# Task description
Repeat exactly each line of the data provided below.
╭──
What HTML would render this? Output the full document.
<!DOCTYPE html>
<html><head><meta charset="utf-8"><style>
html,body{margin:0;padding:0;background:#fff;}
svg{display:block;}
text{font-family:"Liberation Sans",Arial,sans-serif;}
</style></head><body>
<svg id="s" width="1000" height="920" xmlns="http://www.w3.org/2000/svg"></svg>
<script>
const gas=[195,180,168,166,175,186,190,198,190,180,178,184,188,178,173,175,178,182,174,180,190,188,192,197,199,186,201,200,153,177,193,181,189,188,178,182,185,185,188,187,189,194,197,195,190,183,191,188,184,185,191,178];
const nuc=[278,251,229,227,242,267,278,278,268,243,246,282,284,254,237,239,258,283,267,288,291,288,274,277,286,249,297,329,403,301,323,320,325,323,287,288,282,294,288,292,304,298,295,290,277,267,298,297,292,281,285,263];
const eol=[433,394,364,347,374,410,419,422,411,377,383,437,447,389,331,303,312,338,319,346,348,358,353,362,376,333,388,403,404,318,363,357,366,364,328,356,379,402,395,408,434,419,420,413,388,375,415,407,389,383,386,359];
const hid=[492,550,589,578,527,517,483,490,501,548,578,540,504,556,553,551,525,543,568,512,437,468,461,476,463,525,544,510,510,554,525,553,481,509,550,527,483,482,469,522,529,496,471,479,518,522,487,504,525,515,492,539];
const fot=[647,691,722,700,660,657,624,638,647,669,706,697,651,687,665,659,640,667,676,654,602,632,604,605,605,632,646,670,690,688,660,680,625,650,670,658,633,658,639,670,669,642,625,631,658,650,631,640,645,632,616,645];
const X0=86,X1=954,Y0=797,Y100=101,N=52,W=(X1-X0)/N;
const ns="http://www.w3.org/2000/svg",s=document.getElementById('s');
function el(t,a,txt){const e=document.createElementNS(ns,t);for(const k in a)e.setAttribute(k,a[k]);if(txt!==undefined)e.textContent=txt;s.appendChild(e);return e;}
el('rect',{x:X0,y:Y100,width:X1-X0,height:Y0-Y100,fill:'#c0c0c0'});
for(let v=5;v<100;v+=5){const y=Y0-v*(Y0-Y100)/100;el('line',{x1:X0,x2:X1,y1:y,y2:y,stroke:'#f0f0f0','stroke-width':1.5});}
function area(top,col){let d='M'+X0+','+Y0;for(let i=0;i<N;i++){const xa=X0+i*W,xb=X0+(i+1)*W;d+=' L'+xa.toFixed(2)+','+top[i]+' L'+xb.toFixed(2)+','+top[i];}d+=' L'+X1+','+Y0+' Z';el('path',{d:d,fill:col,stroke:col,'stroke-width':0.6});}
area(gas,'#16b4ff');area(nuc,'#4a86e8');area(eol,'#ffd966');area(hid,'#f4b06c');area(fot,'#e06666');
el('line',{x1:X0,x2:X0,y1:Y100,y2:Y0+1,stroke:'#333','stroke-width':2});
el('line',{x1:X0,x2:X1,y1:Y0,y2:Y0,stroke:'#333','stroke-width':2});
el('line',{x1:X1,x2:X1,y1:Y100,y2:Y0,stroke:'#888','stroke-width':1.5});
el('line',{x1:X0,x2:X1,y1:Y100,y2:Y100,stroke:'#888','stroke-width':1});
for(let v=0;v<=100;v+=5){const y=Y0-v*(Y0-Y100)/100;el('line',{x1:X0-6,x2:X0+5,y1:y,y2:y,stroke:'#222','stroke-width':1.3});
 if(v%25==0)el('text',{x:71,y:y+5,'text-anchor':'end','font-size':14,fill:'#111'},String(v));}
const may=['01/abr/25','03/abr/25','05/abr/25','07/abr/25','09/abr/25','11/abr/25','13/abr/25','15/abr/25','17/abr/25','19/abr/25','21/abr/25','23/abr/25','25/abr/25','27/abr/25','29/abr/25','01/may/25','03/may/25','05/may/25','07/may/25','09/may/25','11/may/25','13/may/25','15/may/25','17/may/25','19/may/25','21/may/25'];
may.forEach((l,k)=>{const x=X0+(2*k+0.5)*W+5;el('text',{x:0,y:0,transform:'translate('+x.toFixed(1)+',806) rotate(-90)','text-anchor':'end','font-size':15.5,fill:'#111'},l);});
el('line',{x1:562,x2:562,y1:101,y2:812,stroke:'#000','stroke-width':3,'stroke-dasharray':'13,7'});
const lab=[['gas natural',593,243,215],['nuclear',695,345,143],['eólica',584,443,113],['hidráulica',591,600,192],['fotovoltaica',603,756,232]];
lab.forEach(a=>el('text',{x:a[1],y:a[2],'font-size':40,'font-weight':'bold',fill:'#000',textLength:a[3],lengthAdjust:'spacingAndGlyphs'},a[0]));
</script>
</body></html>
╰──
# Correct response
What HTML would render this? Output the full document.
<!DOCTYPE html>
<html><head><meta charset="utf-8"><style>
html,body{margin:0;padding:0;background:#fff;}
svg{display:block;}
text{font-family:"Liberation Sans",Arial,sans-serif;}
</style></head><body>
<svg id="s" width="1000" height="920" xmlns="http://www.w3.org/2000/svg"></svg>
<script>
const gas=[195,180,168,166,175,186,190,198,190,180,178,184,188,178,173,175,178,182,174,180,190,188,192,197,199,186,201,200,153,177,193,181,189,188,178,182,185,185,188,187,189,194,197,195,190,183,191,188,184,185,191,178];
const nuc=[278,251,229,227,242,267,278,278,268,243,246,282,284,254,237,239,258,283,267,288,291,288,274,277,286,249,297,329,403,301,323,320,325,323,287,288,282,294,288,292,304,298,295,290,277,267,298,297,292,281,285,263];
const eol=[433,394,364,347,374,410,419,422,411,377,383,437,447,389,331,303,312,338,319,346,348,358,353,362,376,333,388,403,404,318,363,357,366,364,328,356,379,402,395,408,434,419,420,413,388,375,415,407,389,383,386,359];
const hid=[492,550,589,578,527,517,483,490,501,548,578,540,504,556,553,551,525,543,568,512,437,468,461,476,463,525,544,510,510,554,525,553,481,509,550,527,483,482,469,522,529,496,471,479,518,522,487,504,525,515,492,539];
const fot=[647,691,722,700,660,657,624,638,647,669,706,697,651,687,665,659,640,667,676,654,602,632,604,605,605,632,646,670,690,688,660,680,625,650,670,658,633,658,639,670,669,642,625,631,658,650,631,640,645,632,616,645];
const X0=86,X1=954,Y0=797,Y100=101,N=52,W=(X1-X0)/N;
const ns="http://www.w3.org/2000/svg",s=document.getElementById('s');
function el(t,a,txt){const e=document.createElementNS(ns,t);for(const k in a)e.setAttribute(k,a[k]);if(txt!==undefined)e.textContent=txt;s.appendChild(e);return e;}
el('rect',{x:X0,y:Y100,width:X1-X0,height:Y0-Y100,fill:'#c0c0c0'});
for(let v=5;v<100;v+=5){const y=Y0-v*(Y0-Y100)/100;el('line',{x1:X0,x2:X1,y1:y,y2:y,stroke:'#f0f0f0','stroke-width':1.5});}
function area(top,col){let d='M'+X0+','+Y0;for(let i=0;i<N;i++){const xa=X0+i*W,xb=X0+(i+1)*W;d+=' L'+xa.toFixed(2)+','+top[i]+' L'+xb.toFixed(2)+','+top[i];}d+=' L'+X1+','+Y0+' Z';el('path',{d:d,fill:col,stroke:col,'stroke-width':0.6});}
area(gas,'#16b4ff');area(nuc,'#4a86e8');area(eol,'#ffd966');area(hid,'#f4b06c');area(fot,'#e06666');
el('line',{x1:X0,x2:X0,y1:Y100,y2:Y0+1,stroke:'#333','stroke-width':2});
el('line',{x1:X0,x2:X1,y1:Y0,y2:Y0,stroke:'#333','stroke-width':2});
el('line',{x1:X1,x2:X1,y1:Y100,y2:Y0,stroke:'#888','stroke-width':1.5});
el('line',{x1:X0,x2:X1,y1:Y100,y2:Y100,stroke:'#888','stroke-width':1});
for(let v=0;v<=100;v+=5){const y=Y0-v*(Y0-Y100)/100;el('line',{x1:X0-6,x2:X0+5,y1:y,y2:y,stroke:'#222','stroke-width':1.3});
 if(v%25==0)el('text',{x:71,y:y+5,'text-anchor':'end','font-size':14,fill:'#111'},String(v));}
const may=['01/abr/25','03/abr/25','05/abr/25','07/abr/25','09/abr/25','11/abr/25','13/abr/25','15/abr/25','17/abr/25','19/abr/25','21/abr/25','23/abr/25','25/abr/25','27/abr/25','29/abr/25','01/may/25','03/may/25','05/may/25','07/may/25','09/may/25','11/may/25','13/may/25','15/may/25','17/may/25','19/may/25','21/may/25'];
may.forEach((l,k)=>{const x=X0+(2*k+0.5)*W+5;el('text',{x:0,y:0,transform:'translate('+x.toFixed(1)+',806) rotate(-90)','text-anchor':'end','font-size':15.5,fill:'#111'},l);});
el('line',{x1:562,x2:562,y1:101,y2:812,stroke:'#000','stroke-width':3,'stroke-dasharray':'13,7'});
const lab=[['gas natural',593,243,215],['nuclear',695,345,143],['eólica',584,443,113],['hidráulica',591,600,192],['fotovoltaica',603,756,232]];
lab.forEach(a=>el('text',{x:a[1],y:a[2],'font-size':40,'font-weight':'bold',fill:'#000',textLength:a[3],lengthAdjust:'spacingAndGlyphs'},a[0]));
</script>
</body></html>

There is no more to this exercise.